Vince shirt, $158 @ Nordstrom; Clover Canyon pants, $220 @ Arafina; Serena cuff, $128 @ Henri Bendel; Lucky Brand cuff, $45 @ Lucky Brand; Stacey Johnson earrings, $89 @ Statement; necklaces, $39 and $29 @ Len Druskin; shoes and rings, stylist’s own
Growing up in the family business, Sarah Bellamy has played just about every part at Penumbra Theatre: from restroom cleaner to box-office worker to associate producer to writer of the intellectually provocative study guides that contextualize the plays performed by one of the nation’s most prominent African American companies.
Perhaps her effortless role-switching is a result of the years she spent as a teenager performing alongside her father, Lou, who founded Penumbra in 1976. Today, this versatility has helped Bellamy become the theater’s leading lady, working alongside her father, now as co-artistic director. Bellamy transitioned into the job in January as part of a five-year succession plan to pass the torch from dad to daughter.
“It’s gone better than either Lou or I anticipated,” she says. (Yes, she calls him Lou.) “We’ve been working together on and off for the last 20 years, and we just have a rhythm established.”
For Bellamy, Penumbra encompasses both literal and metaphoric bloodlines. “I’ve known the company since I was a baby, so they all feel like my aunties and uncles,” she says.
A homey atmosphere is reflected in her ultra-casual work wardrobe, conducive to pushing around not only paperwork but set pieces as well. Bellamy’s penchant for simple, understated clothing is a sharp departure from her younger years. “In my early 20s, when I saw anything flashy, I was like, I want it; I need it,” she laughs. These days, she favors well-crafted silk blouses and soft knitwear, both at the theater and in her bright blue 1883 Victorian home. “As I’ve gotten older, I’ve gotten more comfortable wearing clothes that fit me rather than me trying to fit the clothes.”
Vince dress, $425 @ Nordstrom; Lucky Brand cuff, $45 @ Lucky Brand; Stacey Johnson earrings, $79 @ Statement, leggings, her own; belt and jewelry, stylist’s own
Yet her high-level role in the arts community means that workwear can also be black-tie: When the season for premieres and galas rolls around, Bellamy isn’t shy about taking on a more glam persona. “I love doing makeup and hair,” she says. “I remember my mom putting on makeup and thinking she was so beautiful. I bugged all the makeup artists at the theater to fix me up when I was a kid, too.”
Any pro tips she picked up didn’t stop Bellamy from making the inevitable mistakes—she reminisces woefully about eras heavy on bright eye shadow and dark lip liner.
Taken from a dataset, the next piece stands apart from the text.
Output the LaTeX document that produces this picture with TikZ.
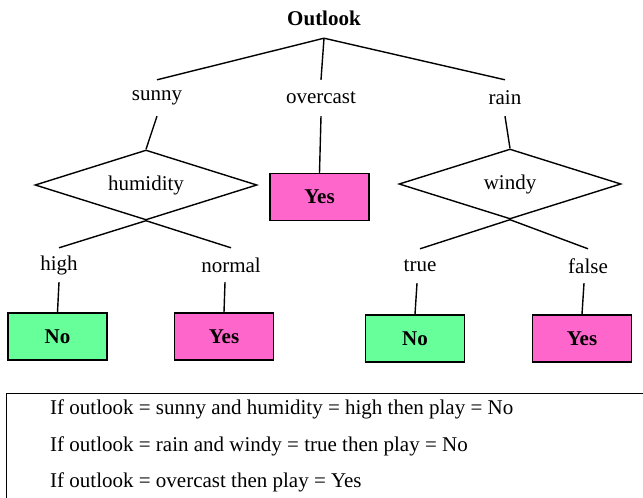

She’s since settled on a more minimal, polished beauty routine, always emphasizing her eyebrows, which Bellamy calls her “signature feature.” That and her thick, curly hair, which she occasionally wears straight—a look that shifts not just her appearance, but her identity. “I’m a multiracial person, and different parts of my ethnicity definitely come out depending how I’m wearing my hair,” she explains.
At Penumbra, too, Bellamy projects her own vision while representing a continuity of her father’s work that has made the theater so vital in the community. This year’s season highlights female playwrights, and the theater continues to push education efforts, including workshops that explore racial representation and a summer program to encourage teens interested in activism and the arts. It’s Bellamy’s way of ensuring that Penumbra’s values will continue with the next generation.
“This theater has always been a place where young people can test and learn and grow,” says Bellamy.
Sarah Bellamy’s Style Crib Sheet
- Favorite shops: Nordstrom. Nordstrom Rack. Len Druskin. “And J.Crew—I’m not even going to front: I like linen shirts.”
- Must-have makeup: NARS blush in Torrid, NARS lipsticks, and Sephora lip-gloss.
- What you will never see her in: Sequins.
- Biggest style temptations: Silk blouses and tunics, and anything with a daring cut.